Speaking of the Glen Lake home, when Barbara and her husband, Colonel Hal Braly, began spending summers there, Barbara credits joining the Glen Lake Yacht Club with making their residency a happy one. Lifetime friendships for the Bralys were made there. And Barbara later became the first Woman Commodore of the Yacht Club, from 1995-1997.
She and her husband met while both were students at UCLA. They were married on June 23, 1951. While there, Hal played football; his positions were linebacker, fullback, andpunter. He began his career in the Air Force after receiving his commission as a second lieutenant. He was a pilot in B29s, B50s, B47s, and B52s, logging between 4,000 and 5,000 hours in the latter plane. Following retirement as a colonel, he and Barbara built their present home in Perry Park. Hal retired in 1979 and died in 2013. Barbara voices her love of him. “I am blessed to have had a wonderful husband,” she says.

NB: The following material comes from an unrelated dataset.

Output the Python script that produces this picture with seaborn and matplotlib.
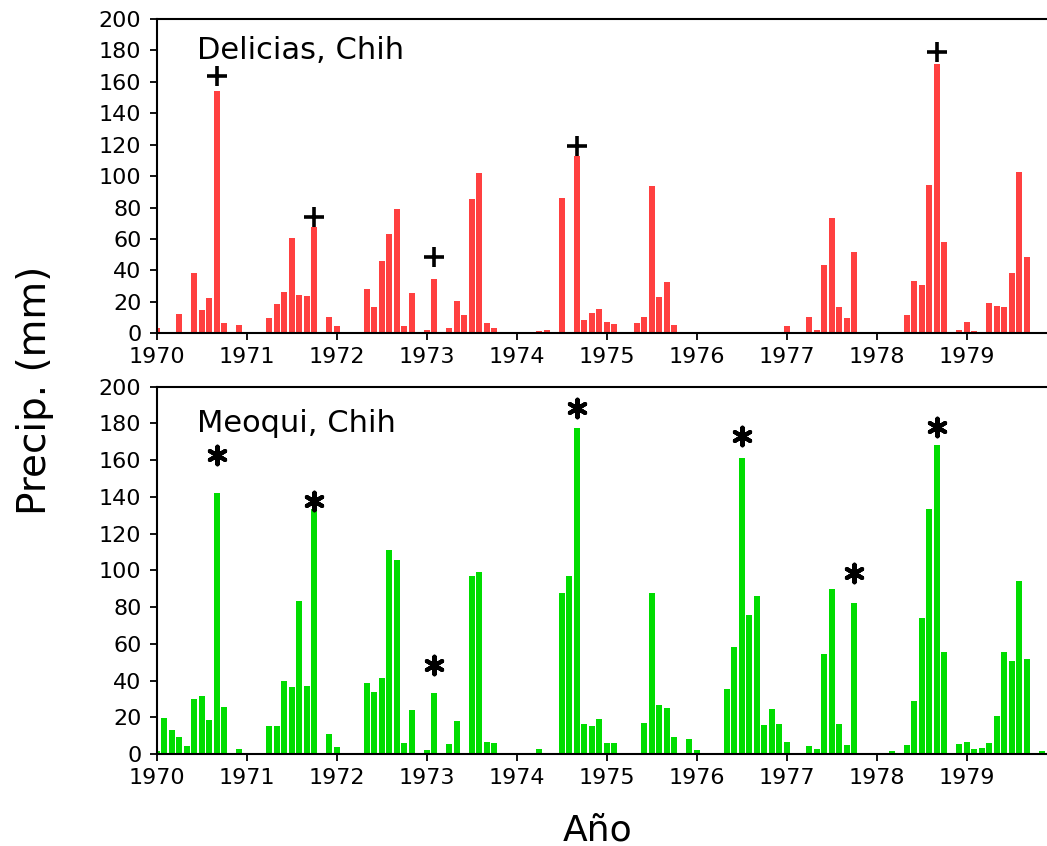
import numpy as np
import pandas as pd
import matplotlib
matplotlib.use("Agg")
import matplotlib.pyplot as plt
import seaborn as sns

# Monthly precipitation (mm), Jan..Dec for each year 1970-1979
years = list(range(1970, 1980))

delicias = [
    # 1970
    3.4, 0, 0, 12.0, 1.0, 38.4, 15.1, 22.7, 154.4, 6.6, 0, 5.5,
    # 1971
    0, 0, 0, 9.8, 18.7, 26.3, 60.7, 24.4, 23.8, 67.7, 0, 10.4,
    # 1972
    4.7, 0, 0, 0, 28.2, 16.8, 46.0, 63.2, 79.1, 4.7, 25.7, 0,
    # 1973
    2.1, 34.6, 0, 3.4, 20.6, 11.7, 85.5, 102.0, 6.6, 3.4, 0, 0,
    # 1974
    0, 0, 0.5, 1.5, 2.1, 0, 86.1, 0, 112.8, 8.5, 12.9, 15.5,
    # 1975
    7.2, 5.9, 0, 0, 6.6, 10.4, 93.7, 23.1, 32.7, 5.3, 0, 0.9,
    # 1976
    0, 0, 0, 0, 0, 0, 0, 0, 0, 0, 0, 0,
    # 1977
    4.7, 0, 0, 10.4, 2.1, 43.5, 73.4, 16.8, 9.8, 51.7, 0, 0,
    # 1978
    0, 0, 0.5, 0.5, 11.7, 33.3, 30.8, 94.4, 171.4, 58.1, 0, 2.1,
    # 1979
    7.2, 1.5, 0.9, 19.3, 17.4, 16.8, 38.4, 102.7, 48.6, 0, 0.5, 0,
]

meoqui = [
    # 1970
    1.8, 19.8, 13.2, 9.4, 4.5, 29.9, 31.8, 18.7, 142.1, 25.6, 0, 2.7,
    # 1971
    0, 0, 0, 15.2, 15.2, 39.7, 36.5, 83.3, 37.0, 133.4, 0, 10.9,
    # 1972
    3.8, 0, 0.5, 0, 38.7, 33.8, 41.4, 111.1, 105.6, 6.0, 24.0, 0,
    # 1973
    2.2, 33.2, 0, 5.4, 18.0, 0, 96.9, 99.1, 6.5, 6.0, 0, 0,
    # 1974
    0, 0, 0.5, 2.7, 0, 0, 87.7, 96.9, 177.5, 16.3, 15.2, 19.1,
    # 1975
    6.0, 6.0, 0, 0, 0, 16.9, 87.7, 26.7, 25.0, 9.3, 0, 8.2,
    # 1976
    2.2, 0, 0, 0, 35.4, 58.3, 161.2, 75.7, 86.0, 15.8, 24.5, 16.3,
    # 1977
    6.5, 0, 0, 4.4, 2.7, 54.4, 89.8, 16.3, 4.9, 82.2, 0, 0,
    # 1978
    0.5, 0.5, 1.6, 0, 4.9, 28.9, 74.0, 133.4, 168.2, 55.5, 0, 5.4,
    # 1979
    6.5, 2.7, 3.3, 6.0, 20.7, 55.5, 50.6, 94.2, 51.7, 0, 1.6, 0,
]

# Flagged months: (year, month index 0-11) and the height of the flag mark
delicias_flag_year = [1970, 1971, 1973, 1974, 1978]
delicias_flag_month = [8, 9, 1, 8, 8]
delicias_flag_y = [163.7, 73.8, 48.6, 119.0, 179.0]

meoqui_flag_year = [1970, 1971, 1973, 1974, 1976, 1977, 1978]
meoqui_flag_month = [8, 9, 1, 8, 6, 9, 8]
meoqui_flag_y = [162.8, 137.9, 48.5, 188.2, 173.3, 98.4, 178.2]

station_names = ["Delicias, Chih", "Meoqui, Chih"]
bar_colors = ["#FF4040", "#00DC00"]

y_ticks = list(range(0, 201, 20))

sns.set_theme(style="ticks", rc={
    "axes.linewidth": 1.5,
    "xtick.major.width": 1.3,
    "ytick.major.width": 1.3,
    "xtick.major.size": 5,
    "ytick.major.size": 5,
    "axes.edgecolor": "black",
    "xtick.color": "black",
    "ytick.color": "black",
    "text.color": "black",
})
plt.rcParams["font.family"] = ["DejaVu Sans"]

time = np.array([y + m / 12.0 for y in years for m in range(12)])

fig = plt.figure(figsize=(10.47, 8.46), dpi=100)
ax_top = fig.add_axes([0.1497, 0.606, 0.8596, 0.3715])
ax_bot = fig.add_axes([0.1497, 0.1087, 0.8596, 0.4342])

panels = [
    (ax_top, delicias, delicias_flag_year, delicias_flag_month, delicias_flag_y, "+"),
    (ax_bot, meoqui, meoqui_flag_year, meoqui_flag_month, meoqui_flag_y, "*"),
]

for i, (ax, values, fy, fm, fv, mark) in enumerate(panels):
    df = pd.DataFrame({"t": time, "precip": values})
    sns.barplot(data=df, x="t", y="precip", native_scale=True, width=0.8,
                color=bar_colors[i], saturation=1, linewidth=0, ax=ax, zorder=1)

    fx = [y + m / 12.0 for y, m in zip(fy, fm)]
    if mark == "+":
        ax.scatter(fx, fv, marker="+", s=220, linewidths=2.6, color="black",
                   zorder=5, clip_on=False)
    else:
        ax.scatter(fx, fv, marker=(6, 2, 0), s=160, linewidths=3.0, color="black",
                   zorder=5, clip_on=False)

    ax.set_xlim(1970, 1980)
    ax.set_ylim(0, 200)
    ax.set_xticks(years)
    ax.set_xticklabels([str(y) for y in years])
    ax.set_yticks(y_ticks)
    ax.set_yticklabels([str(v) for v in y_ticks])
    ax.tick_params(axis="both", direction="out", labelsize=16, pad=5)
    ax.tick_params(axis="y", pad=6)
    ax.set_xlabel("")
    ax.set_ylabel("")
    for side in ["top", "left", "bottom", "right"]:
        ax.spines[side].set_visible(True)
        ax.spines[side].set_color("black")
    ax.text(0.0448, 0.90, station_names[i], transform=ax.transAxes,
            fontsize=22, va="center", ha="left")

fig.text(35 / 1047, 0.539, "Precip. (mm)", rotation=90, fontsize=28,
         ha="center", va="center")
fig.text(598 / 1047, 6 / 846, "Año", fontsize=26, ha="center", va="baseline")

fig.savefig("out.png", dpi=100)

Her family includes her son, Scott, who lives in Lincoln, Neb., as does his daughter, Jennica. Scott’s daughter, Jill, her husband Dan, and daughter Ayla, age 3, live in Raleigh, North Carolina.
Rather than give advice to the younger generation, Barbara regrets that children no longer gather to play games outside such as “kick the can”, “hide and seek”, and “tag”. They don’t seem to read books as much anymore, as she did as a child. She laments that electronics and computers have taken over.
Barbara Braly, a mentor to many. Count me as one of those.